__INSTRUCTIONS FOR THE TASK__. Copy all the data exactly, except the pictures.
___ DATA LINES
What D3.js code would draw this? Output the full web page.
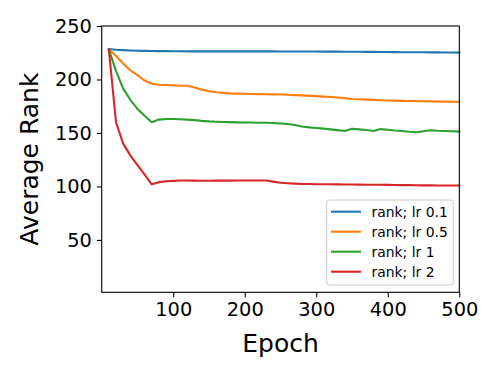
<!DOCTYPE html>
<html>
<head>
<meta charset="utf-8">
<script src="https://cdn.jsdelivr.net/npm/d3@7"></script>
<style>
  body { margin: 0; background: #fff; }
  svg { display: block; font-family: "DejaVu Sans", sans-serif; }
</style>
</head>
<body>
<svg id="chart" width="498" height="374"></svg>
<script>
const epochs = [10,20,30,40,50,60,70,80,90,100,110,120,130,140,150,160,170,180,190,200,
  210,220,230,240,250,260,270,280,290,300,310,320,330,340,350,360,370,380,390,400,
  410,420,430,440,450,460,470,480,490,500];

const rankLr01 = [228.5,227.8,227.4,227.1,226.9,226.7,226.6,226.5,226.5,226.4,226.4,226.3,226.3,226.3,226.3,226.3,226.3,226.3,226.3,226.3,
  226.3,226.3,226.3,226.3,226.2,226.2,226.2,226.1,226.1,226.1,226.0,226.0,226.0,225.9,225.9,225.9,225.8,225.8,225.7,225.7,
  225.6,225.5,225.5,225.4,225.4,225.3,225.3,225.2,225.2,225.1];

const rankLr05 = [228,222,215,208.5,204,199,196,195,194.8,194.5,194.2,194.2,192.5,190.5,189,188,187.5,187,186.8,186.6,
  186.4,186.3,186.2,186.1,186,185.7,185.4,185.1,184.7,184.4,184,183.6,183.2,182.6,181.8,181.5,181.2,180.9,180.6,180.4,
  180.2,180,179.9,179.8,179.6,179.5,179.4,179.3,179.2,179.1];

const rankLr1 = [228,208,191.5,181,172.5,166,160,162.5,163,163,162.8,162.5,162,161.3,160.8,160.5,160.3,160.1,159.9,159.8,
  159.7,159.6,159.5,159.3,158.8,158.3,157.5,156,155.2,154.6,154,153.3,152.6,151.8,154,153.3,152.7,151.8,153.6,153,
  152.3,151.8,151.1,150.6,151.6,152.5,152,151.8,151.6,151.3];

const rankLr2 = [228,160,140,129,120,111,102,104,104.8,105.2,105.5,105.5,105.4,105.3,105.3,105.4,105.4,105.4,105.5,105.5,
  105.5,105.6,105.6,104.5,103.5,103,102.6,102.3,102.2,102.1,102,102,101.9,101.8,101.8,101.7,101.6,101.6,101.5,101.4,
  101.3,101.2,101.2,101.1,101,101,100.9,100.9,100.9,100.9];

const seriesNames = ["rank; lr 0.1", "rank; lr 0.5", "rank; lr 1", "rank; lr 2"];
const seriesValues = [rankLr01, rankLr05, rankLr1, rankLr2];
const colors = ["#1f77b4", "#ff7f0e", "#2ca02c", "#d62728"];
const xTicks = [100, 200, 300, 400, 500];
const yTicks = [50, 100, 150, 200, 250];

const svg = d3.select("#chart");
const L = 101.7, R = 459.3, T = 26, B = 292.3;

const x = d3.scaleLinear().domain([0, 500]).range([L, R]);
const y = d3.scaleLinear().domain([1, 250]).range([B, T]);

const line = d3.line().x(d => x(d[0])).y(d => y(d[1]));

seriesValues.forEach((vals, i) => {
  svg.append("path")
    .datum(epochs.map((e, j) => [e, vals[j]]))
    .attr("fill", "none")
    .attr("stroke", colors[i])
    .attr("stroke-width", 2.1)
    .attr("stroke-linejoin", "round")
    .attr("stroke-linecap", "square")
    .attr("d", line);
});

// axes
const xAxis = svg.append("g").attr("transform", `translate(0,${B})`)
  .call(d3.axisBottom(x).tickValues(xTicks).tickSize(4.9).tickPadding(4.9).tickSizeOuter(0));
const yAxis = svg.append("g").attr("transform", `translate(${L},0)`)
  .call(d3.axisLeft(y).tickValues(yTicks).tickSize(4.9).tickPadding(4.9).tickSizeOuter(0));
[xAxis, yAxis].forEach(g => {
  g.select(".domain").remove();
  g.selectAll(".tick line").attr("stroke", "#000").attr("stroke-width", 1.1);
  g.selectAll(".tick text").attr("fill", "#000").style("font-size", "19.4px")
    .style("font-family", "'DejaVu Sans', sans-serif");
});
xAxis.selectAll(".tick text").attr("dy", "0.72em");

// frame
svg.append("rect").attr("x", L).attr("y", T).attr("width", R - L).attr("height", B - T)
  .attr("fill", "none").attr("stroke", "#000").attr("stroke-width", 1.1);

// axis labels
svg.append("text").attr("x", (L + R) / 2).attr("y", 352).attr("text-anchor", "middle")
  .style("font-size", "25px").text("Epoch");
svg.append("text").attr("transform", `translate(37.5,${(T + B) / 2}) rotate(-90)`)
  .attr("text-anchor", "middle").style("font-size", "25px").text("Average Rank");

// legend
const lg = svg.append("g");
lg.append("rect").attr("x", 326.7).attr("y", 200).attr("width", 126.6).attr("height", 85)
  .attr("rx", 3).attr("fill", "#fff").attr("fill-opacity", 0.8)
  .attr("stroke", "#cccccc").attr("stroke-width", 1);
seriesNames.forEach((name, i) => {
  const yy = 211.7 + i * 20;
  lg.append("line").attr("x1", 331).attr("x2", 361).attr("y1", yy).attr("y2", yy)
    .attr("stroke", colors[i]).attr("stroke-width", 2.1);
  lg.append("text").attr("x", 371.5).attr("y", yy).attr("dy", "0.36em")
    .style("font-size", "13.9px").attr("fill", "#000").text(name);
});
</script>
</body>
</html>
______
__EXERCISE RESULT__.
What D3.js code would draw this? Output the full web page.
<!DOCTYPE html>
<html>
<head>
<meta charset="utf-8">
<script src="https://cdn.jsdelivr.net/npm/d3@7"></script>
<style>
  body { margin: 0; background: #fff; }
  svg { display: block; font-family: "DejaVu Sans", sans-serif; }
</style>
</head>
<body>
<svg id="chart" width="498" height="374"></svg>
<script>
const epochs = [10,20,30,40,50,60,70,80,90,100,110,120,130,140,150,160,170,180,190,200,
  210,220,230,240,250,260,270,280,290,300,310,320,330,340,350,360,370,380,390,400,
  410,420,430,440,450,460,470,480,490,500];

const rankLr01 = [228.5,227.8,227.4,227.1,226.9,226.7,226.6,226.5,226.5,226.4,226.4,226.3,226.3,226.3,226.3,226.3,226.3,226.3,226.3,226.3,
  226.3,226.3,226.3,226.3,226.2,226.2,226.2,226.1,226.1,226.1,226.0,226.0,226.0,225.9,225.9,225.9,225.8,225.8,225.7,225.7,
  225.6,225.5,225.5,225.4,225.4,225.3,225.3,225.2,225.2,225.1];

const rankLr05 = [228,222,215,208.5,204,199,196,195,194.8,194.5,194.2,194.2,192.5,190.5,189,188,187.5,187,186.8,186.6,
  186.4,186.3,186.2,186.1,186,185.7,185.4,185.1,184.7,184.4,184,183.6,183.2,182.6,181.8,181.5,181.2,180.9,180.6,180.4,
  180.2,180,179.9,179.8,179.6,179.5,179.4,179.3,179.2,179.1];

const rankLr1 = [228,208,191.5,181,172.5,166,160,162.5,163,163,162.8,162.5,162,161.3,160.8,160.5,160.3,160.1,159.9,159.8,
  159.7,159.6,159.5,159.3,158.8,158.3,157.5,156,155.2,154.6,154,153.3,152.6,151.8,154,153.3,152.7,151.8,153.6,153,
  152.3,151.8,151.1,150.6,151.6,152.5,152,151.8,151.6,151.3];

const rankLr2 = [228,160,140,129,120,111,102,104,104.8,105.2,105.5,105.5,105.4,105.3,105.3,105.4,105.4,105.4,105.5,105.5,
  105.5,105.6,105.6,104.5,103.5,103,102.6,102.3,102.2,102.1,102,102,101.9,101.8,101.8,101.7,101.6,101.6,101.5,101.4,
  101.3,101.2,101.2,101.1,101,101,100.9,100.9,100.9,100.9];

const seriesNames = ["rank; lr 0.1", "rank; lr 0.5", "rank; lr 1", "rank; lr 2"];
const seriesValues = [rankLr01, rankLr05, rankLr1, rankLr2];
const colors = ["#1f77b4", "#ff7f0e", "#2ca02c", "#d62728"];
const xTicks = [100, 200, 300, 400, 500];
const yTicks = [50, 100, 150, 200, 250];

const svg = d3.select("#chart");
const L = 101.7, R = 459.3, T = 26, B = 292.3;

const x = d3.scaleLinear().domain([0, 500]).range([L, R]);
const y = d3.scaleLinear().domain([1, 250]).range([B, T]);

const line = d3.line().x(d => x(d[0])).y(d => y(d[1]));

seriesValues.forEach((vals, i) => {
  svg.append("path")
    .datum(epochs.map((e, j) => [e, vals[j]]))
    .attr("fill", "none")
    .attr("stroke", colors[i])
    .attr("stroke-width", 2.1)
    .attr("stroke-linejoin", "round")
    .attr("stroke-linecap", "square")
    .attr("d", line);
});

// axes
const xAxis = svg.append("g").attr("transform", `translate(0,${B})`)
  .call(d3.axisBottom(x).tickValues(xTicks).tickSize(4.9).tickPadding(4.9).tickSizeOuter(0));
const yAxis = svg.append("g").attr("transform", `translate(${L},0)`)
  .call(d3.axisLeft(y).tickValues(yTicks).tickSize(4.9).tickPadding(4.9).tickSizeOuter(0));
[xAxis, yAxis].forEach(g => {
  g.select(".domain").remove();
  g.selectAll(".tick line").attr("stroke", "#000").attr("stroke-width", 1.1);
  g.selectAll(".tick text").attr("fill", "#000").style("font-size", "19.4px")
    .style("font-family", "'DejaVu Sans', sans-serif");
});
xAxis.selectAll(".tick text").attr("dy", "0.72em");

// frame
svg.append("rect").attr("x", L).attr("y", T).attr("width", R - L).attr("height", B - T)
  .attr("fill", "none").attr("stroke", "#000").attr("stroke-width", 1.1);

// axis labels
svg.append("text").attr("x", (L + R) / 2).attr("y", 352).attr("text-anchor", "middle")
  .style("font-size", "25px").text("Epoch");
svg.append("text").attr("transform", `translate(37.5,${(T + B) / 2}) rotate(-90)`)
  .attr("text-anchor", "middle").style("font-size", "25px").text("Average Rank");

// legend
const lg = svg.append("g");
lg.append("rect").attr("x", 326.7).attr("y", 200).attr("width", 126.6).attr("height", 85)
  .attr("rx", 3).attr("fill", "#fff").attr("fill-opacity", 0.8)
  .attr("stroke", "#cccccc").attr("stroke-width", 1);
seriesNames.forEach((name, i) => {
  const yy = 211.7 + i * 20;
  lg.append("line").attr("x1", 331).attr("x2", 361).attr("y1", yy).attr("y2", yy)
    .attr("stroke", colors[i]).attr("stroke-width", 2.1);
  lg.append("text").attr("x", 371.5).attr("y", yy).attr("dy", "0.36em")
    .style("font-size", "13.9px").attr("fill", "#000").text(name);
});
</script>
</body>
</html>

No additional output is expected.